» **The task**
Return only the lines from the start of the records through the line that contains "import plotly.graph_objects as go", inclusive; leave out all pictures.

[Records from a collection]
..............................

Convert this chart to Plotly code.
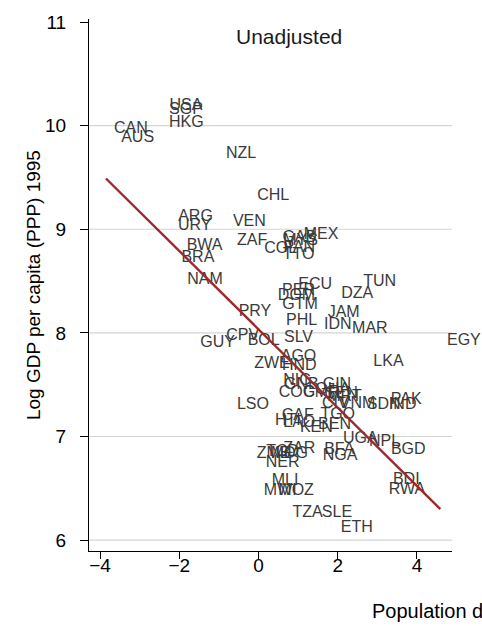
import plotly.graph_objects as go

# Country codes with population-density index (x) and log GDP per capita 1995 (y)
codes = ["USA", "SGP", "HKG", "CAN", "AUS", "NZL", "CHL", "ARG", "URY", "VEN",
         "ZAF", "BWA", "BRA", "NAM", "MEX", "MYS", "GAB", "COL", "PAN", "TTO",
         "ECU", "PER", "DOM", "GTM", "DZA", "TUN", "JAM", "PHL", "IDN", "MAR",
         "SLV", "PRY", "GUY", "CPV", "BOL", "EGY", "LKA", "AGO", "ZWE", "HND",
         "NIC", "GNB", "COG", "GIN", "GHA", "CMR", "SEN", "MRT", "CIV", "VNM",
         "TGO", "SDN", "IND", "PAK", "LSO", "CAF", "HTI", "LAO", "KEN", "BEN",
         "UGA", "NPL", "BGD", "ZMB", "TCD", "MDG", "ZAR", "NER", "BFA", "NGA",
         "MLI", "MWI", "MOZ", "BDI", "RWA", "TZA", "SLE", "ETH"]
pop_density = [-1.83, -1.83, -1.82, -3.22, -3.05, -0.44, 0.37, -1.59, -1.61, -0.23,
               -0.16, -1.36, -1.53, -1.35, 1.58, 1.06, 1.03, 0.56, 1.03, 1.01,
               1.43, 1.01, 0.96, 1.05, 2.49, 3.06, 2.15, 1.09, 2.00, 2.81,
               1.01, -0.09, -1.03, -0.40, 0.13, 5.19, 3.28, 1.01, 0.34, 1.03,
               0.97, 1.08, 0.97, 1.98, 1.87, 1.59, 2.09, 2.17, 1.94, 2.50,
               2.00, 3.16, 3.64, 3.73, -0.14, 0.99, 0.74, 1.03, 1.46, 1.92,
               2.57, 3.18, 3.78, 0.38, 0.61, 0.78, 1.03, 0.61, 2.04, 2.06,
               0.67, 0.55, 0.95, 3.73, 3.75, 1.24, 1.98, 2.48]
log_gdp = [10.19, 10.15, 10.03, 9.97, 9.88, 9.73, 9.32, 9.12, 9.03, 9.07,
           8.89, 8.84, 8.72, 8.51, 8.94, 8.89, 8.92, 8.81, 8.82, 8.75,
           8.46, 8.40, 8.36, 8.27, 8.38, 8.49, 8.19, 8.11, 8.08, 8.04,
           7.95, 8.20, 7.90, 7.97, 7.92, 7.94, 7.72, 7.77, 7.70, 7.68,
           7.54, 7.50, 7.42, 7.50, 7.45, 7.42, 7.41, 7.38, 7.31, 7.31,
           7.21, 7.30, 7.30, 7.35, 7.30, 7.20, 7.15, 7.13, 7.08, 7.11,
           6.98, 6.95, 6.87, 6.83, 6.85, 6.83, 6.88, 6.74, 6.87, 6.81,
           6.57, 6.47, 6.47, 6.58, 6.48, 6.26, 6.26, 6.12]

# Linear fit endpoints
fit_x = [-3.85, 4.59]
fit_y = [9.49, 6.30]

x_ticks = [-4, -2, 0, 2, 4]
y_ticks = [6, 7, 8, 9, 10, 11]
grid_y = [6, 7, 8, 9, 10]

X_RANGE = [-4.278, 4.884]
Y_RANGE = [5.895, 11.029]

FONT = "Liberation Sans, Arial, Helvetica, sans-serif"
LABEL_COLOR = "#3a3a3a"
LABEL_SIZE = 16
FIT_COLOR = "#9a2a2e"


def to_paper(v, rng):
    return (v - rng[0]) / (rng[1] - rng[0])


fig = go.Figure()

# Labels inside the axis window go in a text trace; any lying beyond the
# x-range are drawn as paper-referenced annotations so they stay visible.
inside = [X_RANGE[0] <= xv <= X_RANGE[1] for xv in pop_density]
fig.add_trace(go.Scatter(
    x=[v for v, ok in zip(pop_density, inside) if ok],
    y=[v for v, ok in zip(log_gdp, inside) if ok],
    text=[c for c, ok in zip(codes, inside) if ok],
    mode="text", textposition="middle center",
    textfont=dict(family=FONT, size=LABEL_SIZE, color=LABEL_COLOR),
    cliponaxis=False, hoverinfo="text", showlegend=False,
))

fig.add_trace(go.Scatter(
    x=fit_x, y=fit_y, mode="lines",
    line=dict(color=FIT_COLOR, width=2.4),
    showlegend=False, hoverinfo="skip",
))

for gy in grid_y:
    fig.add_shape(type="line", xref="paper", x0=0, x1=1, yref="y", y0=gy, y1=gy,
                  line=dict(color="#d4d4d4", width=1.2), layer="below")

annotations = [
    dict(text=c, x=to_paper(xv, X_RANGE), y=to_paper(yv, Y_RANGE),
         xref="paper", yref="paper", showarrow=False,
         xanchor="center", yanchor="middle",
         font=dict(family=FONT, size=LABEL_SIZE, color=LABEL_COLOR))
    for c, xv, yv, ok in zip(codes, pop_density, log_gdp, inside) if not ok
]
annotations += [
    dict(text="Unadjusted", xref="paper", yref="paper", x=0.551, y=0.967,
         xanchor="center", yanchor="middle", showarrow=False,
         font=dict(family=FONT, size=21, color="#1a1a1a")),
    dict(text="Log GDP per capita (PPP) 1995", xref="paper", yref="paper",
         x=-0.154, y=0.5, textangle=-90, xanchor="center", yanchor="middle",
         showarrow=False, font=dict(family=FONT, size=19, color="#000000")),
    dict(text="Population density in 1500", xref="paper", yref="paper",
         x=(370 - 89) / 363, y=-0.1134, xanchor="left", yanchor="middle",
         showarrow=False, font=dict(family=FONT, size=20, color="#000000")),
]

fig.update_layout(
    width=482, height=626,
    margin=dict(l=89, r=30, t=13, b=75),
    paper_bgcolor="white", plot_bgcolor="white",
    font=dict(family=FONT, color="#000000"),
    xaxis=dict(
        range=X_RANGE, tickvals=x_ticks, showgrid=False, zeroline=False,
        showline=True, linecolor="#000000", linewidth=1,
        ticks="outside", ticklen=7, tickcolor="#000000", tickwidth=1,
        tickfont=dict(family=FONT, size=19, color="#000000"),
        ticklabelstandoff=-10,
    ),
    yaxis=dict(
        range=Y_RANGE, tickvals=y_ticks, showgrid=False, zeroline=False,
        showline=True, linecolor="#000000", linewidth=1,
        ticks="outside", ticklen=8, tickcolor="#000000", tickwidth=1,
        tickfont=dict(family=FONT, size=19, color="#000000"),
        ticklabelstandoff=10,
    ),
    annotations=annotations,
)

fig.write_html("out.html")
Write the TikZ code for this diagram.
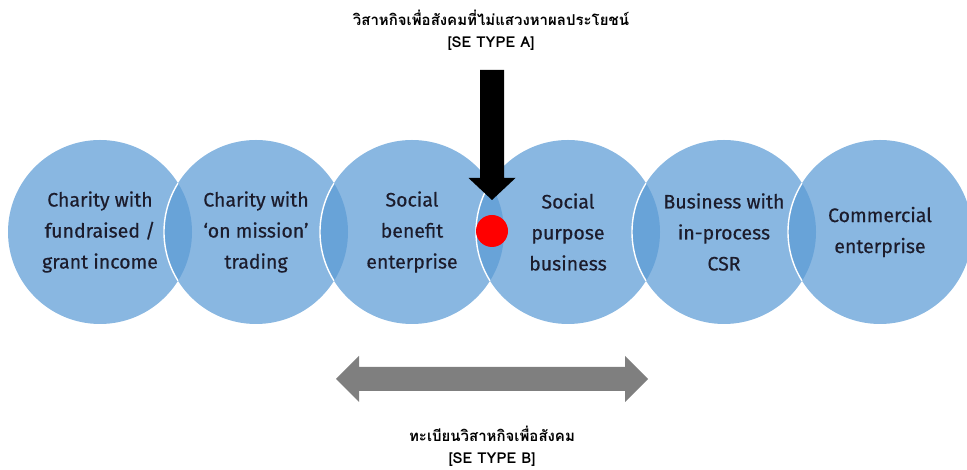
\documentclass[tikz,border=0pt]{standalone}
\usepackage{fontspec}
\setmainfont{Fira Sans}
\newfontfamily\stagefont{Fira Sans}[FakeBold=0.45]
\newfontfamily\thaifont[Script=Thai]{Loma}
\usetikzlibrary{positioning}
\definecolor{seblue}{RGB}{91,155,213}
\definecolor{setext}{RGB}{28,28,44}
\definecolor{segray}{RGB}{127,127,127}

\begin{document}
\begin{tikzpicture}[x=1pt,y=1pt,stage/.style={circle, minimum size=184pt, inner sep=0pt, outer sep=0pt, fill=seblue, fill opacity=0.72, text opacity=1, text=setext, align=center, font=\stagefont\fontsize{19.5}{31}\selectfont},lensline/.style={draw=white, line width=1.4pt},caption/.style={font=\thaifont\bfseries\fontsize{15}{20}\selectfont, text=black}]
\useasboundingbox (0,0) rectangle (967,470);
\node[stage] (circ1) at (100,238) {Charity with\\fundraised /\\grant income};
\node[stage, right=-28pt of circ1] (circ2) {Charity with\\‘on mission’\\trading};
\node[stage, right=-28pt of circ2] (circ3) {Social\\benefit\\enterprise};
\node[stage, right=-28pt of circ3] (circ4) {Social\\purpose\\business};
\node[stage, right=-28pt of circ4] (circ5) {Business with\\in-process\\CSR};
\node[stage, right=-28pt of circ5] (circ6) {Commercial\\enterprise};
% white edges inside the overlaps
\draw[lensline] (circ2.148) arc[start angle=148, end angle=212, radius=92pt];
\draw[lensline] (circ3.148) arc[start angle=148, end angle=212, radius=92pt];
\draw[lensline] (circ4.148) arc[start angle=148, end angle=212, radius=92pt];
\draw[lensline] (circ5.148) arc[start angle=148, end angle=212, radius=92pt];
\draw[lensline] (circ6.148) arc[start angle=148, end angle=212, radius=92pt];
% type A
\node[caption] (titleA) at (491,452) {วิสาหกิจเพื่อสังคมที่ไม่แสวงหาผลประโยชน์};
\node[caption, below=4pt of titleA] (typeA) {[SE TYPE A]};
\fill[black] (480,400) -- (504,400) -- (504,292) -- (515.5,292) -- (492,270) -- (468.5,292) -- (480,292) -- cycle;
\node[circle, fill=red, minimum size=32pt, inner sep=0pt] (dot) at (492,239) {};
% type B
\fill[segray] (336,91) -- (359,114) -- (359,103) -- (625,103) -- (625,114) -- (648,91) -- (625,68) -- (625,79) -- (359,79) -- (359,68) -- cycle;
\node[caption] (titleB) at (492,36) {ทะเบียนวิสาหกิจเพื่อสังคม};
\node[caption, below=4pt of titleB] (typeB) {[SE TYPE B]};
\end{tikzpicture}
\end{document}
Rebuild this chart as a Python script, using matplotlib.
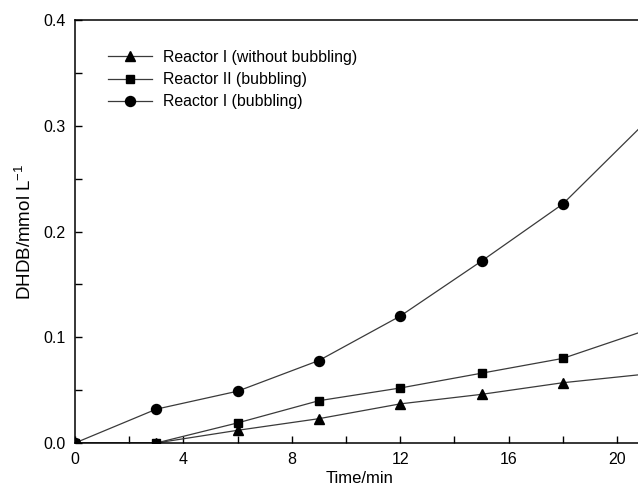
import matplotlib
matplotlib.use("Agg")
import matplotlib.pyplot as plt
from matplotlib.ticker import MultipleLocator

plt.rcParams['font.family'] = ['Liberation Sans', 'DejaVu Sans']

time = [0, 3, 6, 9, 12, 15, 18, 21]
r1_no_bubbling = [0.0, 0.0, 0.012, 0.023, 0.037, 0.046, 0.057, 0.065]
r2_bubbling = [0.0, 0.0, 0.019, 0.040, 0.052, 0.066, 0.080, 0.106]
r1_bubbling = [0.0, 0.032, 0.049, 0.078, 0.120, 0.172, 0.226, 0.302]

labels = ["Reactor I (without bubbling)", "Reactor II (bubbling)", "Reactor I (bubbling)"]
x_ticks = [0, 4, 8, 12, 16, 20]
y_ticks = [0.0, 0.1, 0.2, 0.3, 0.4]

W, H = 638, 491
fig = plt.figure(figsize=(W / 100, H / 100), dpi=100)
px_per_unit = 27.1
left_px, bottom_px, top_px = 75, 443, 20
xmax = 21
ax = fig.add_axes([left_px / W, (H - bottom_px) / H,
                   xmax * px_per_unit / W, (bottom_px - top_px) / H])

lc = '#3a3a3a'
ax.plot(time, r1_no_bubbling, color=lc, lw=0.9, marker='^', ms=7.5,
        mfc='black', mec='black', label=labels[0])
ax.plot(time, r2_bubbling, color=lc, lw=0.9, marker='s', ms=6.3,
        mfc='black', mec='black', label=labels[1])
ax.plot(time, r1_bubbling, color=lc, lw=0.9, marker='o', ms=7.2,
        mfc='black', mec='black', label=labels[2])

ax.set_xlim(0, xmax)
ax.set_ylim(0, 0.4)
ax.set_xticks(x_ticks)
ax.set_yticks(y_ticks)
ax.set_yticklabels([f"{v:.1f}" for v in y_ticks])
ax.xaxis.set_minor_locator(MultipleLocator(2))
ax.yaxis.set_minor_locator(MultipleLocator(0.05))
ax.tick_params(which='both', direction='in', length=5, width=1.0,
               labelsize=11.5, top=False, right=False, color='black')
ax.tick_params(axis='x', pad=6.5)
ax.tick_params(axis='y', pad=7)
for s in ['left', 'bottom', 'top']:
    ax.spines[s].set_linewidth(1.1)
ax.spines['right'].set_visible(False)

ax.set_xlabel("Time/min", fontsize=12, labelpad=3)
ax.set_ylabel("DHDB/mmol L$^{\\mathregular{-1}}$", fontsize=13.5, labelpad=6)

leg = ax.legend(loc='upper left', bbox_to_anchor=(33 / (xmax * px_per_unit), 0.929),
                frameon=False, fontsize=11.4, handlelength=2.8, handletextpad=0.7,
                labelspacing=0.45, borderpad=0, borderaxespad=0)

fig.savefig("out.png", dpi=100)
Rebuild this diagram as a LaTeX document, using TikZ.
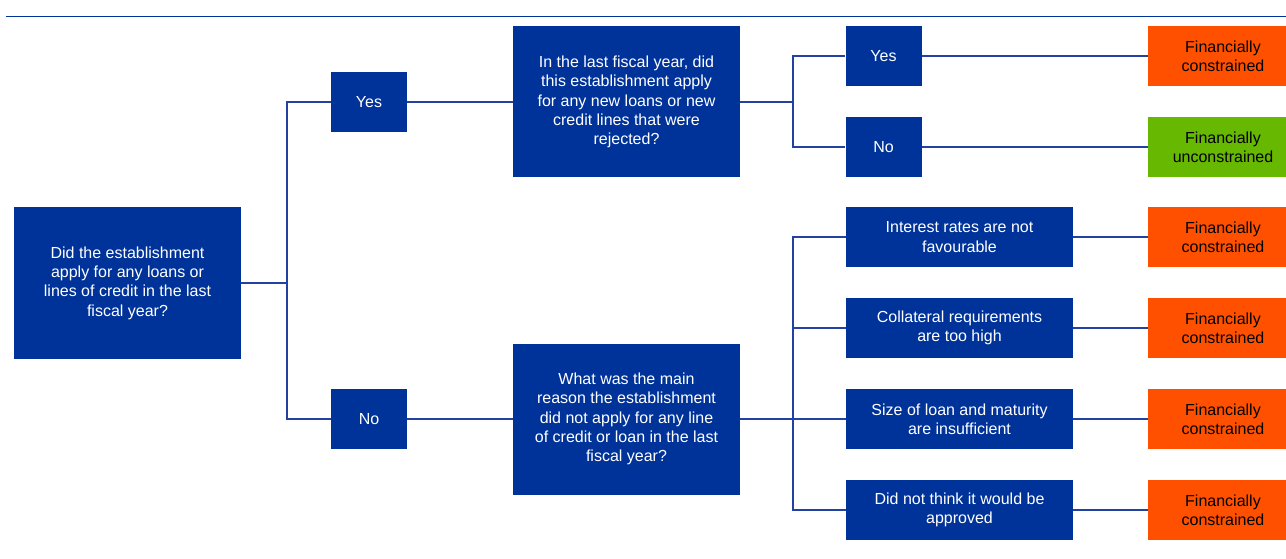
\documentclass[tikz,border=0pt]{standalone}
\usepackage{fontspec}
\setmainfont{Liberation Sans}
\usepackage{tikz}

\definecolor{boxblue}{RGB}{0,51,153}
\definecolor{lineblue}{RGB}{35,65,160}
\definecolor{constrained}{RGB}{255,80,0}
\definecolor{unconstrained}{RGB}{102,184,0}

\tikzset{
    basebox/.style={inner sep=0pt, align=center, font=\fontsize{16}{19.3}\selectfont},
    question/.style={basebox, fill=boxblue, text=white, minimum width=227pt, minimum height=151pt},
    answer/.style={basebox, fill=boxblue, text=white, minimum width=76pt, minimum height=60pt},
    reason/.style={basebox, fill=boxblue, text=white, minimum width=227pt, minimum height=60pt},
    outcome/.style={basebox, fill=constrained, text=black, minimum width=150pt, minimum height=60pt},
    link/.style={draw=lineblue, line width=1.2pt}
}

\begin{document}
\begin{tikzpicture}[x=1pt,y=-1pt]
    \useasboundingbox (0,0) rectangle (1286,559);
    \clip (0,0) rectangle (1286,559);

    % draw header rule
    \draw[boxblue, line width=1.6pt] (6,16.5) -- (1286,16.5);

    % draw questions
    \node[question] (q1) at (127.5,283) {Did the establishment\\apply for any loans or\\lines of credit in the last\\fiscal year?};
    \node[question] (q2) at (626.5,102) {In the last fiscal year, did\\this establishment apply\\for any new loans or new\\credit lines that were\\rejected?};
    \node[question] (q3) at (626.5,419) {What was the main\\reason the establishment\\did not apply for any line\\of credit or loan in the last\\fiscal year?};

    % draw answers
    \node[answer] (yes1) at (369,102) {Yes};
    \node[answer] (no1) at (369,419) {No};
    \node[answer] (yes2) at (883.5,56) {Yes};
    \node[answer] (no2) at (883.5,147) {No};

    % draw reasons
    \foreach \i/\y/\txt in {1/237/{Interest rates are not\\favourable},
                            2/328/{Collateral requirements\\are too high},
                            3/419/{Size of loan and maturity\\are insufficient},
                            4/510/{Did not think it would be\\approved}}
        \node[reason] (r\i) at (959.5,\y) {\txt};

    % draw outcomes
    \node[outcome] (out1) at (1223,56) {Financially\\constrained};
    \node[outcome, fill=unconstrained] (out2) at (1223,147) {Financially\\unconstrained};
    \foreach \i/\y in {3/237,4/328,5/419,6/510}
        \node[outcome] (out\i) at (1223,\y) {Financially\\constrained};

    % draw branch points
    \coordinate (split1) at (287,283);
    \coordinate (split2) at (793,102);
    \coordinate (split3) at (793,419);

    % draw connectors
    \draw[link] (q1.east) -- (split1);
    \draw[link] (split1) |- (yes1.west);
    \draw[link] (split1) |- (no1.west);
    \draw[link] (yes1) -- (q2);
    \draw[link] (no1) -- (q3);

    \draw[link] (q2.east) -- (split2);
    \draw[link] (split2) |- (yes2.west);
    \draw[link] (split2) |- (no2.west);
    \draw[link] (yes2) -- (out1);
    \draw[link] (no2) -- (out2);

    \draw[link] (q3.east) -- (split3);
    \foreach \i [evaluate=\i as \j using int(\i+2)] in {1,...,4} {
        \draw[link] (split3) |- (r\i.west);
        \draw[link] (r\i) -- (out\j);
    }
\end{tikzpicture}
\end{document}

..............................

» **Exercise output**
Convert this chart to Plotly code.
import plotly.graph_objects as go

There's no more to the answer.